● Requirement: Reproduce the material below line by line, beginning with its first line and ending with the line that contains "fig = go.Figure()"; leave out pictures.

>> Start

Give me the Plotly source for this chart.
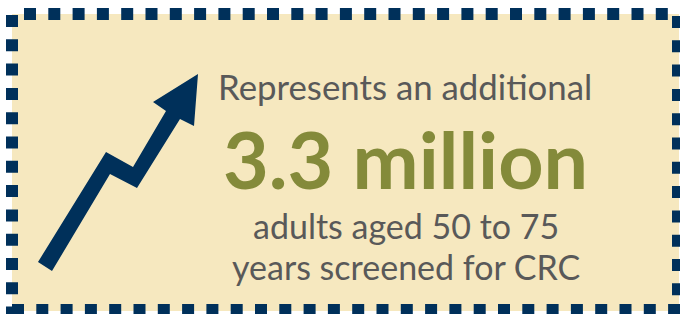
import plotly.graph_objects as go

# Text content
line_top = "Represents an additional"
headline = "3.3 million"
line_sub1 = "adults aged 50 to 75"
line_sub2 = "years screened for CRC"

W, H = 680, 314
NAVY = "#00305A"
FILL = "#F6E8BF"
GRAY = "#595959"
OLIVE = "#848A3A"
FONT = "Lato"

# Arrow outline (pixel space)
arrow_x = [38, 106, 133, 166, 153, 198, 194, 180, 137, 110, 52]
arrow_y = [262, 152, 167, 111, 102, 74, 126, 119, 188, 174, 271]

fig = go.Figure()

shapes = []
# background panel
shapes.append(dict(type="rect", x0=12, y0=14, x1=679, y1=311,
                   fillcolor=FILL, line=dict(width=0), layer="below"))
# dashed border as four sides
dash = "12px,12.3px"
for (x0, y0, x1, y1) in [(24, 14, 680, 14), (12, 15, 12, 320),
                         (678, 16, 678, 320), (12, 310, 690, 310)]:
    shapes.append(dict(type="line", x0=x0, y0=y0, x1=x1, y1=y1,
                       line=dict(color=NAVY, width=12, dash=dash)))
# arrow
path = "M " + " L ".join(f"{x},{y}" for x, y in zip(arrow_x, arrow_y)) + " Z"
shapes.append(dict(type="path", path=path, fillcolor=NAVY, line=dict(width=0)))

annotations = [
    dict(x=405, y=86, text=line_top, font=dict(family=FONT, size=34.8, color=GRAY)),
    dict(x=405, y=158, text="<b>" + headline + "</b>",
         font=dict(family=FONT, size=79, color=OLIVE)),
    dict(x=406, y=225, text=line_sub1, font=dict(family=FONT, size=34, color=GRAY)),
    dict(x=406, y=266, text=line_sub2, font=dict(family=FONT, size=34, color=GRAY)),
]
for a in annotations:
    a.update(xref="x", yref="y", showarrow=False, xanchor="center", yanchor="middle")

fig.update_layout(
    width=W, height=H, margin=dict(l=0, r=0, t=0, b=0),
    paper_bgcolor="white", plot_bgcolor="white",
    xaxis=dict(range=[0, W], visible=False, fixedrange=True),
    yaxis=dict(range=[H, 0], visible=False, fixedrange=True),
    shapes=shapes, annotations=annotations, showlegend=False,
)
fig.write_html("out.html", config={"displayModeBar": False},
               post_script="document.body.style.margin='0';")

>> End

● The response:
Give me the Plotly source for this chart.
import plotly.graph_objects as go

# Text content
line_top = "Represents an additional"
headline = "3.3 million"
line_sub1 = "adults aged 50 to 75"
line_sub2 = "years screened for CRC"

W, H = 680, 314
NAVY = "#00305A"
FILL = "#F6E8BF"
GRAY = "#595959"
OLIVE = "#848A3A"
FONT = "Lato"

# Arrow outline (pixel space)
arrow_x = [38, 106, 133, 166, 153, 198, 194, 180, 137, 110, 52]
arrow_y = [262, 152, 167, 111, 102, 74, 126, 119, 188, 174, 271]

fig = go.Figure()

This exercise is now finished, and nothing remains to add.